COVID grads reflect on high school experience shaped by pandemic
ROCHESTER, N.Y. — Six high school seniors are about to graduate, but their high school experience was anything but typical. They were freshmen in September 2020, seven months into the COVID pandemic, and no other high school class has been more impacted in decades.
News10NBC Chief Investigative Reporter Berkeley Brean has been following six students about to graduate high school. Four years ago, walking the hallways freely couldn’t happen. Julia Jaeger started ninth grade wearing a mask and Irondequoit High School started with tape on the floors to keep students six feet apart.
“We were trying our best. We were going two days a week and I was like – oh my goodness I’m never going to learn anything,” Jaeger said.
Brean profiled six COVID grads from Irondequoit, Victor, Rochester, and Hilton.
“First day of school ninth grade. What was it like?” Brean asked Abby Hilburger.
“It was weird. No one wanted to talk. You’re just kind of like – put your head down,” she responded.

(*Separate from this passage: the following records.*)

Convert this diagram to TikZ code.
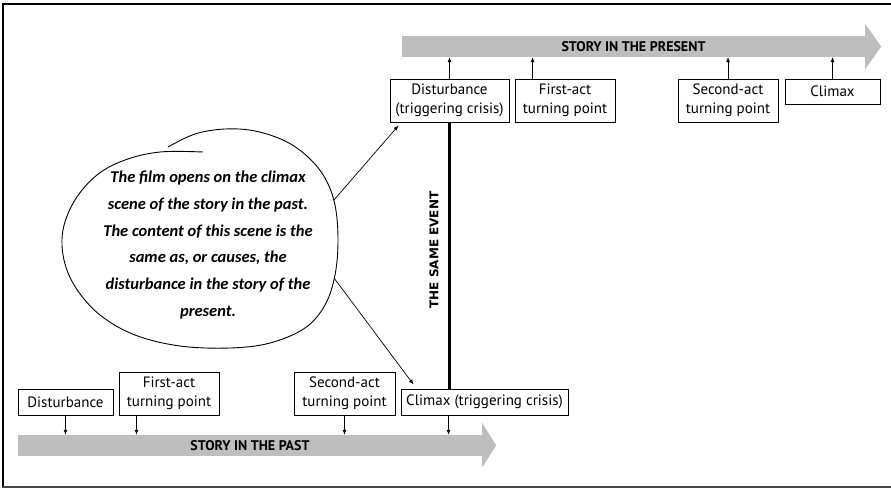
\documentclass[tikz,border=0pt]{standalone}
\usepackage{fontspec}
\setmainfont{PT Sans}
\newfontfamily\eventfont{DejaVu Sans}
\newfontfamily\handfont{Carlito}
\usetikzlibrary{arrows.meta,calc}

\definecolor{bargray}{RGB}{190,190,190}
\definecolor{framegray}{RGB}{70,70,70}

\begin{document}
\begin{tikzpicture}[x=1pt,y=-1pt,
  box/.style={draw,line width=0.9pt,align=center,inner sep=0pt,
    font=\fontsize{15}{19}\selectfont},
  shaft/.style={fill=bargray,inner sep=0pt,minimum height=21pt,
    font=\bfseries\fontsize{14}{16}\selectfont},
  head/.style={fill=bargray},
  link/.style={-{Latex[length=5pt,width=4pt]},line width=0.7pt},
  note/.style={align=center,inner sep=0pt,
    font=\handfont\itshape\bfseries\fontsize{16.5}{26.7}\selectfont},
]
\useasboundingbox (0,0) rectangle (891,489);

% frame
\draw[line width=1.2pt] (891,4) -- (3,4) -- (3,487);
\draw[framegray,line width=2pt] (2,487) -- (891,487);

% timelines
\node[shaft,minimum width=463pt] (present) at (633.5,46.5) {STORY IN THE PRESENT};
\fill[head] ([yshift=12pt]present.north east) -- ([xshift=16pt]present.east)
  -- ([yshift=-12pt]present.south east) -- cycle;
\node[shaft,minimum width=464pt] (past) at (250,445.5) {STORY IN THE PAST};
\fill[head] ([yshift=12pt]past.north east) -- ([xshift=14pt]past.east)
  -- ([yshift=-11pt]past.south east) -- cycle;

% events of the present story
\node[box,minimum width=119pt,minimum height=43pt] (td) at (449.5,100.5)
  {Disturbance\\(triggering crisis)};
\node[box,minimum width=100pt,minimum height=43pt] (tf) at (565,100.5)
  {First-act\\turning point};
\node[box,minimum width=100pt,minimum height=43pt] (ts) at (728,100.5)
  {Second-act\\turning point};
\node[box,minimum width=95pt,minimum height=25pt] (tc) at (832.5,91.5) {Climax};

% events of the past story
\node[box,minimum width=95pt,minimum height=26pt] (bd) at (65.5,402) {Disturbance};
\node[box,minimum width=100pt,minimum height=43pt] (bf) at (169,393.5)
  {First-act\\turning point};
\node[box,minimum width=101pt,minimum height=43pt] (bs) at (344.5,393.5)
  {Second-act\\turning point};
\node[box,minimum width=167pt,minimum height=26pt] (bc) at (484.5,402)
  {Climax (triggering crisis)};

% ticks onto the timelines
\coordinate (tfa) at ($(tf.north west)+(18,0)$);
\draw[link] (td.north) -- (td.north |- present.south);
\draw[link] (tfa) -- (tfa |- present.south);
\draw[link] (ts.north) -- (ts.north |- present.south);
\draw[link] (tc.north) -- (tc.north |- present.south);

\coordinate (bfa) at ($(bf.south west)+(18,0)$);
\coordinate (bca) at ($(bc.south west)+(48,0)$);
\draw[link] (bd.south) -- (bd.south |- past.north);
\draw[link] (bfa) -- (bfa |- past.north);
\draw[link] (bs.south) -- (bs.south |- past.north);
\draw[link] (bca) -- (bca |- past.north);

% same event bar
\draw[line width=3.5pt] (td.south) -- (td.south |- bc.north);
\node[rotate=90,inner sep=0pt,font=\eventfont\bfseries\fontsize{12}{14}\selectfont]
  (same) at (434,250) {THE SAME EVENT};

% speech bubble
\draw[line width=0.9pt] plot[smooth,tension=0.6] coordinates {
  (203,152) (160,152) (125,160) (97,175) (75,200) (63,230) (64,260)
  (76,288) (100,315) (135,335) (180,346) (230,348) (270,343) (305,328)
  (325,305) (335,275) (338,240) (335,205) (325,178) (308,157) (285,141)
  (255,131) (225,129) (195,134) (168,147)};
\node[note] (text) at (208,245)
  {The film opens on the climax\\scene of the story in the past.\\
   The content of this scene is the\\same as, or causes, the\\
   disturbance in the story of the\\present.};
\coordinate (b1) at (334,200);
\coordinate (b2) at (334,278);
\draw[link] (b1) -- ([xshift=9pt,yshift=-3pt]td.south west);
\draw[link] (b2) -- ([xshift=13pt,yshift=4pt]bc.north west);
\end{tikzpicture}
\end{document}
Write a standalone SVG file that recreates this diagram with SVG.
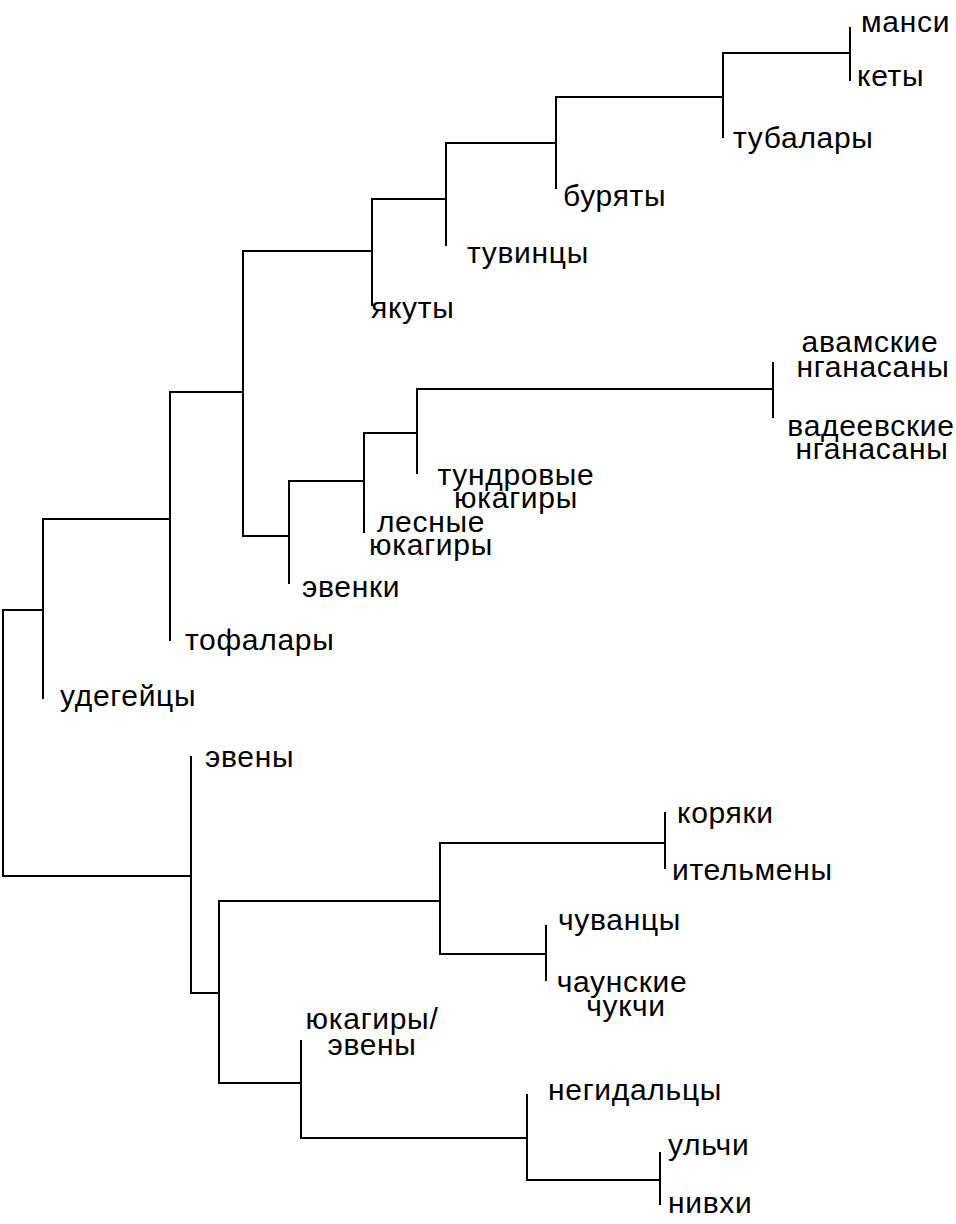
<svg xmlns="http://www.w3.org/2000/svg" width="956" height="1224" viewBox="0 0 956 1224">
<style>
.e{fill:none;stroke:#000;stroke-width:2;stroke-linecap:square}
text{font-family:"Liberation Sans",Arial,sans-serif;font-size:30px;letter-spacing:0.7px;fill:#000}
.c{text-anchor:middle}
</style>
<rect width="956" height="1224" fill="#fff"/>
<g id="connectors">
<path class="e" d="M850,28V80M723,53H850M723,53V137M556,97H723M556,97V188M446,143H556M446,143V245M372,199H446M372,199V305M243,251H372M243,251V536M243,536H289M289,481V583M289,481H364M364,433V532M364,433H417M417,389V473M417,389H773M773,363V417M170,392H243M170,392V640M43,519H170M43,519V698M3,610H43M3,610V876M3,876H191M191,757V993M191,993H219M219,901V1083M219,901H440M440,843V954M440,843H665M665,813V868M440,954H546M546,926V980M219,1083H301M301,1041V1138M301,1138H527M527,1095V1180M527,1180H660M660,1153V1204"/>
</g>
<g id="n-mansi"><text x="861" y="32">манси</text></g>
<g id="n-kety"><text x="857" y="86">кеты</text></g>
<g id="n-tubalary"><text x="733" y="148">тубалары</text></g>
<g id="n-buryaty"><text x="563" y="206">буряты</text></g>
<g id="n-tuvintsy"><text x="467" y="263">тувинцы</text></g>
<g id="n-yakuty"><text x="371" y="318">якуты</text></g>
<g id="n-avam"><text class="c" x="870" y="352">авамские</text><text class="c" x="873" y="377">нганасаны</text></g>
<g id="n-vadeev"><text class="c" x="871" y="436">вадеевские</text><text class="c" x="872" y="459">нганасаны</text></g>
<g id="n-tundr"><text class="c" x="516" y="485">тундровые</text><text class="c" x="516" y="508">юкагиры</text></g>
<g id="n-lesnye"><text class="c" x="431" y="532">лесные</text><text class="c" x="431" y="555">юкагиры</text></g>
<g id="n-evenki"><text x="302" y="597">эвенки</text></g>
<g id="n-tofalary"><text x="185" y="650">тофалары</text></g>
<g id="n-udege"><text x="60" y="706">удегейцы</text></g>
<g id="n-eveny"><text x="205" y="767">эвены</text></g>
<g id="n-koryaki"><text x="677" y="823">коряки</text></g>
<g id="n-itelmeny"><text x="672" y="880">ительмены</text></g>
<g id="n-chuvantsy"><text x="558" y="930">чуванцы</text></g>
<g id="n-chaun"><text class="c" x="622" y="992">чаунские</text><text class="c" x="626" y="1016">чукчи</text></g>
<g id="n-yuk-even"><text class="c" x="372" y="1029">юкагиры/</text><text class="c" x="372" y="1055">эвены</text></g>
<g id="n-negid"><text x="548" y="1100">негидальцы</text></g>
<g id="n-ulchi"><text x="668" y="1155">ульчи</text></g>
<g id="n-nivkhi"><text x="668" y="1213">нивхи</text></g>
</svg>
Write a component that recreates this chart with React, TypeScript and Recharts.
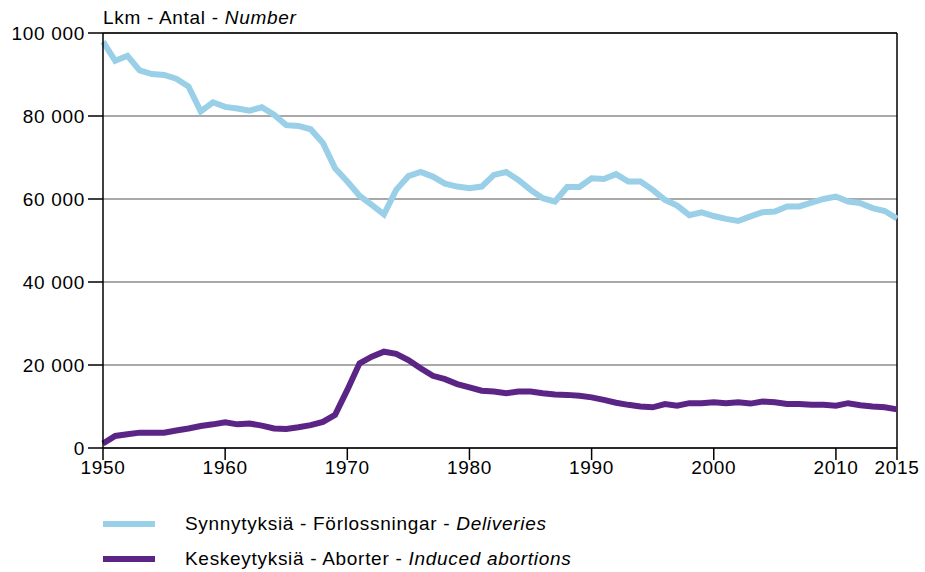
import React from 'react'
import { LineChart, Line, XAxis, YAxis, CartesianGrid, ReferenceLine } from 'recharts'

const years = [
  1950, 1951, 1952, 1953, 1954, 1955, 1956, 1957, 1958, 1959,
  1960, 1961, 1962, 1963, 1964, 1965, 1966, 1967, 1968, 1969,
  1970, 1971, 1972, 1973, 1974, 1975, 1976, 1977, 1978, 1979,
  1980, 1981, 1982, 1983, 1984, 1985, 1986, 1987, 1988, 1989,
  1990, 1991, 1992, 1993, 1994, 1995, 1996, 1997, 1998, 1999,
  2000, 2001, 2002, 2003, 2004, 2005, 2006, 2007, 2008, 2009,
  2010, 2011, 2012, 2013, 2014, 2015,
]

const deliveries = [
  97900, 93300, 94500, 91000, 90100, 89900, 89000, 87100, 81100, 83300,
  82200, 81800, 81300, 82100, 80300, 77800, 77600, 76800, 73500, 67400,
  64200, 60800, 58600, 56300, 62200, 65500, 66500, 65400, 63700, 63000,
  62600, 63000, 65800, 66500, 64600, 62200, 60200, 59400, 62900, 62900,
  65000, 64800, 66000, 64200, 64200, 62200, 59800, 58400, 56100, 56800,
  55900, 55200, 54700, 55800, 56800, 57000, 58200, 58200, 59100, 60000,
  60600, 59400, 59000, 57800, 57100, 55300,
]

const abortions = [
  1100, 2900, 3300, 3700, 3700, 3700, 4200, 4700, 5300, 5700,
  6200, 5700, 5900, 5400, 4700, 4600, 5000, 5500, 6300, 8000,
  14000, 20400, 22000, 23200, 22700, 21200, 19200, 17400, 16600, 15400,
  14600, 13800, 13600, 13200, 13600, 13600, 13200, 12900, 12800, 12600,
  12200, 11600, 10900, 10400, 10000, 9800, 10600, 10200, 10800, 10800,
  11000, 10800, 11000, 10700, 11200, 11000, 10600, 10600, 10400, 10400,
  10200, 10800, 10300, 10000, 9800, 9300,
]

const xTicks = [1950, 1960, 1970, 1980, 1990, 2000, 2010, 2015]
const yTicks = [0, 20000, 40000, 60000, 80000, 100000]

const seriesNames = {
  deliveries: ['Synnytyksiä - Förlossningar - ', 'Deliveries'],
  abortions: ['Keskeytyksiä - Aborter - ', 'Induced abortions'],
}

const BLUE = '#9acfe8'
const PURPLE = '#5b2586'
const FONT = '"Liberation Sans", Arial, Helvetica, sans-serif'
const SPACING = 0.7

const data = years.map((year, i) => ({
  year,
  deliveries: deliveries[i],
  abortions: abortions[i],
}))

const formatThousands = (v: number) =>
  v.toString().replace(/\B(?=(\d{3})+(?!\d))/g, ' ')

const tickStyle = { fill: '#000', fontSize: 19, fontFamily: FONT, letterSpacing: SPACING }

const LegendRow = ({ color, label }: { color: string; label: string[] }) => (
  <div style={{ display: 'flex', alignItems: 'center', height: 35 }}>
    <div style={{ width: 52, height: 6, background: color, marginRight: 30 }} />
    <span>
      {label[0]}
      <i>{label[1]}</i>
    </span>
  </div>
)

export default function App() {
  return (
    <div
      style={{
        position: 'absolute',
        left: 0,
        top: 0,
        width: 925,
        height: 572,
        background: '#fff',
        fontFamily: FONT,
        letterSpacing: SPACING,
        color: '#000',
      }}
    >
      <div style={{ position: 'absolute', left: 103, top: 7, fontSize: 19 }}>
        Lkm - Antal - <i>Number</i>
      </div>
      <LineChart
        width={925}
        height={572}
        data={data}
        margin={{ top: 33, right: 28, left: 6, bottom: 94 }}
      >
        <CartesianGrid vertical={false} stroke="#555" strokeWidth={1.2} />
        <XAxis
          dataKey="year"
          type="number"
          domain={[1950, 2015]}
          ticks={xTicks}
          interval={0}
          height={30}
          tickSize={12}
          tickMargin={1}
          axisLine={{ stroke: '#000', strokeWidth: 1.5 }}
          tickLine={{ stroke: '#000', strokeWidth: 1.5 }}
          tick={tickStyle}
        />
        <YAxis
          domain={[0, 100000]}
          ticks={yTicks}
          width={97}
          tickSize={15}
          tickMargin={3}
          tickFormatter={formatThousands}
          axisLine={{ stroke: '#000', strokeWidth: 1.5 }}
          tickLine={{ stroke: '#000', strokeWidth: 1.5 }}
          tick={tickStyle}
        />
        <ReferenceLine x={2015} stroke="#000" strokeWidth={1.5} />
        <ReferenceLine y={100000} stroke="#000" strokeWidth={1.5} />
        <Line
          dataKey="deliveries"
          stroke={BLUE}
          strokeWidth={6}
          dot={false}
          strokeLinejoin="miter"
          isAnimationActive={false}
        />
        <Line
          dataKey="abortions"
          stroke={PURPLE}
          strokeWidth={6}
          dot={false}
          isAnimationActive={false}
        />
      </LineChart>
      <div style={{ position: 'absolute', left: 103, top: 506, fontSize: 19 }}>
        <LegendRow color={BLUE} label={seriesNames.deliveries} />
        <LegendRow color={PURPLE} label={seriesNames.abortions} />
      </div>
    </div>
  )
}
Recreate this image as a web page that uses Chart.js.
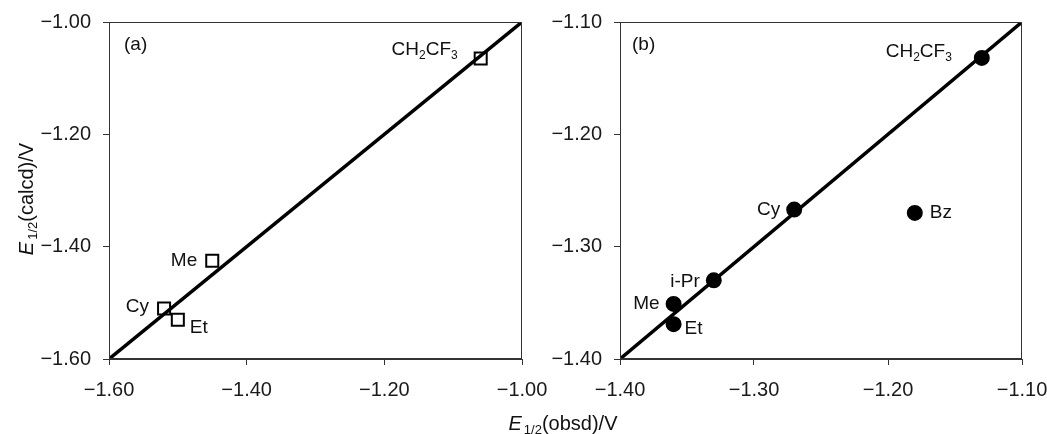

“It was just weird running with a mask on and everyone was separated. Definitely weird socially,” said Aiden Hryhorenko.
Like Hilton, Victor High School was a hybrid. For Sophia Weingart and Kevin Qian, it meant two days in school, and two days remote with Wednesdays off and masks on.
“I remember the hallways being dead silent. It was nothing that I thought high school would be like because only half the kids were there,” Weingart said.
“Trying to play six feet apart and then on Zoom was just absolutely crazy,” said Qian, who was in the orchestra.
Brean asked every student what impact COVID had on them and their high school career.
“It was really nice coming back finally sophomore year, that first week, midway through we all got to take off our masks. It was crazy seeing everyone’s face again,” said Weingart.
“I think it definitely pushed me to be more independent overall just because being in school only two days and online for two days,” Qian said.
“It’s so weird. I say I was lonely but I feel COVID has kind of helped me come out of my shell,” said Hilburger. “COVID helped me spend more time with myself and figure out who I am.”
“Oh, I loved high school. It’s like my jam. We were still able to make the memories and do the things normal high schoolers would do with COVID,” Jaeger said.
Of all the COVID grads Brean talked to, no one’s life was more affected than Sadie Rolle-Knox at School of the Arts.
“What impact did COVID have on you?” Brean asked.
“Oh, so there were many small impacts that accumulated to almost tear me down in a way,” Rolle-Knox responded. “There was no trajectory for where my life was going to go so I was like, what’s the point anymore, you know?”
One of the reasons Rolle-Knox felt like that was that, unlike her fellow COVID grads, she and all of her classmates in the city were fully remote.
“A very long roller coaster. A very long, a very windy, like vroom vroom vroom [rollercoaster].” Rolle-Knox said of her high school experience.
Imagine trying to take a music class on Zoom and your laptop has to be muted. That’s what Rolle-Knox had to do. The excitement of her freshman year in September turned to depression by Thanksgiving.
“I used to have a desk so I would get up and go to school by sitting at my desk,” she said. “But by quarter two I was sitting up in bed, opening my laptop and just staring at the screen.”
When things bottomed out, Rolle-Knox went outside and immersed herself in nature and it turned her life around.
“I couldn’t go out to the store but I could go out to the park. I could walk around my neighborhood,” she said.
“When you think back to that experience as a freshman and where you are now, what’s the difference?” Brean asked.
“Whoa. Huge difference I say. Almost different people,” Rolle-Knox responded.
She started getting roles in high school musicals and is part of the SOTA news team.
“I have so many more friends I talk to and it’s almost like my shell is broken,” she said. “I’m just out more and I’m more myself. And a lot happier too.”
“When you think of the future, are you hopeful?” Brean asked.
“Yeah, I am hopeful. I’m excited and I feel more prepared and ready to see where life takes me,” Rolle-Knox said.
Life takes her to the Rochester Institute of Technology. Rolle-Knox will be a freshman on campus in September.